Over the centuries, we have many things as a community to thank lawyers for.  Essentially, it was the lawyers that persuaded Kings and their Councils and Courts to provide for the liberties and freedoms that we all take comfort in.  Many of these triumphs were achieved many years ago, but the essential features of our criminal jurisprudence underpin many of those liberties and freedoms.

More recently, we have found Parliament legislating to deal with perceived wrongs done in difficult criminal cases.  Whether it is the inferences that can be drawn from silence now (criminal justice legislation in the mid 1990s) or the introduction of new criminal offences and the confiscation of assets from criminals who cannot satisfy a court as to the legitimate source of funding of those assets, these developments have almost always increased the costs associated with criminal litigation.

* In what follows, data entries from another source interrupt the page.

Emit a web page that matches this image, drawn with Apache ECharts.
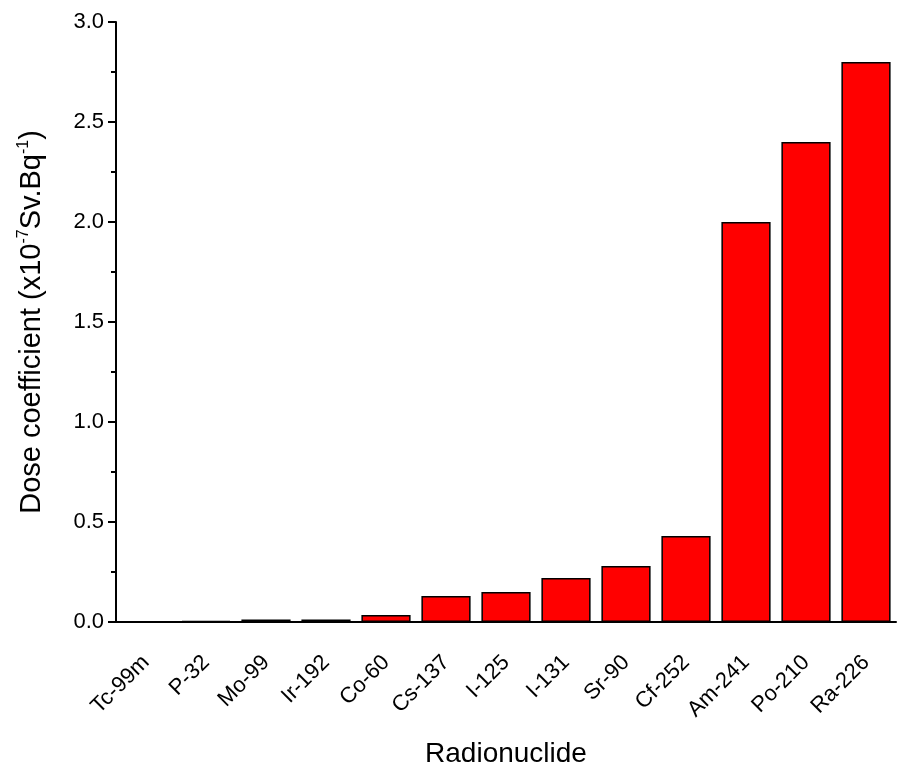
<!DOCTYPE html>
<html>
<head>
<meta charset="utf-8">
<script src="https://cdn.jsdelivr.net/npm/echarts@6/dist/echarts.min.js"></script>
<style>
    html, body { margin: 0; padding: 0; background: #fff; }
    #chart { width: 904px; height: 763px; }
</style>
</head>
<body>
<div id="chart"></div>
<script>
// data
var nuclides = ['Tc-99m', 'P-32', 'Mo-99', 'Ir-192', 'Co-60', 'Cs-137', 'I-125', 'I-131', 'Sr-90', 'Cf-252', 'Am-241', 'Po-210', 'Ra-226'];
var doseCoefficients = [0.001, 0.005, 0.013, 0.013, 0.035, 0.13, 0.15, 0.22, 0.28, 0.43, 2.0, 2.4, 2.8];

var font = 'Liberation Sans, Arial, sans-serif';

// 基于准备好的dom，初始化echarts实例
var myChart = echarts.init(document.getElementById('chart'));

var option = {
    animation: false,
    backgroundColor: '#fff',
    grid: {
        left: 116, right: 8, top: 22, bottom: 141,
        outerBoundsMode: 'none'
    },
    xAxis: [{
        type: 'category',
        data: nuclides,
        name: 'Radionuclide',
        nameLocation: 'middle',
        nameGap: 118,
        nameTextStyle: {fontFamily: font, fontSize: 28, color: '#000'},
        axisLine: {lineStyle: {color: '#000', width: 2}},
        axisTick: {alignWithLabel: true, length: 12, lineStyle: {color: '#000', width: 2}},
        axisLabel: {rotate: 45, margin: 37, fontFamily: font, fontSize: 22, color: '#000'}
    }, {
        // short ticks on category boundaries
        type: 'category',
        data: nuclides,
        position: 'bottom',
        axisLine: {show: false},
        axisTick: {length: 5, lineStyle: {color: '#000', width: 2}},
        axisLabel: {show: false}
    }],
    yAxis: [{
        type: 'value',
        min: 0,
        max: 3,
        interval: 0.5,
        name: '{a|Dose coefficient (x10}{s|-7}{a|Sv.Bq}{s|-1}{a|)}',
        nameLocation: 'middle',
        nameRotate: 90,
        nameGap: 68,
        nameTextStyle: {
            color: '#000',
            rich: {
                a: {fontFamily: font, fontSize: 29, color: '#000', lineHeight: 32},
                s: {fontFamily: font, fontSize: 16, color: '#000', verticalAlign: 'top', lineHeight: 32}
            }
        },
        splitLine: {show: false},
        axisLine: {show: true, lineStyle: {color: '#000', width: 2}},
        axisTick: {show: true, length: 8, lineStyle: {color: '#000', width: 2}},
        minorTick: {show: true, splitNumber: 2, length: 5, lineStyle: {color: '#000', width: 2}},
        axisLabel: {
            margin: 12, fontFamily: font, fontSize: 22, color: '#000',
            formatter: function (v) { return v.toFixed(1); }
        }
    }],
    series: [{
        type: 'bar',
        data: doseCoefficients,
        barCategoryGap: '18%',
        itemStyle: {color: '#ff0000', borderColor: '#000', borderWidth: 1.5}
    }]
};

myChart.setOption(option);
</script>
</body>
</html>
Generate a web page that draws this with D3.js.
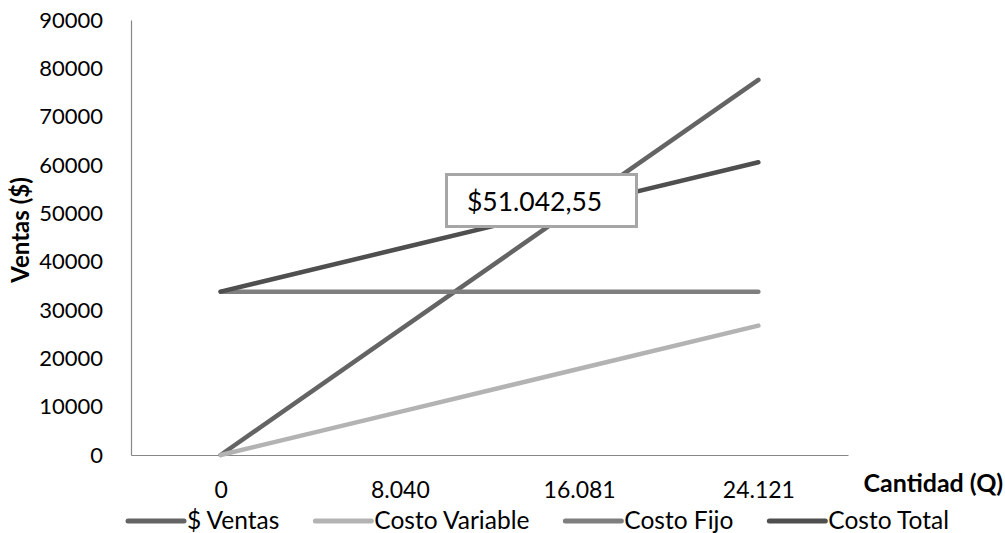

In the eighteenth century, the cross examination of witnesses to test evidence in criminal trials developed.  Today, that cross examination is used to ensure that the evidence is understood with clarity and where that evidence is suspect it has the possibility of being demonstrated to a jury that it is so suspect.

Do we really want to return to a time when evidence was not properly tested?  For those of you who assert that the innocent need fear nothing, I would simply say that this straw man is one that is not worthy as a response.  For under our system of justice every man and woman who is accused of a crime is innocent until proved guilty.  That principle is very ancient indeed - and we should be wary of any argument that seeks to undermine it.

Should the state choose who represents someone in court?  My view is that should not be the case.  In criminal cases, the state is a party, and a party should not have the power to insist on who represents the other side any more than it should be a judge in its own cause.  This latter maxim is the very reason why we have an independent judiciary.  It is the reason why it is very difficult to sack a Judge.  It underpins the very rule of law.  If one understands that Parliament is the ultimate court in the land, it is the very argument that led to the civil war and ultimately to the execution of a King.

The need for properly administered judicial systems is not a matter of defending vested interests - it is defending the very nature of those judicial systems.  Will they continue to be seen as impartial if the economics of representation are placed ahead of the interests of a fair, balanced and blind justice?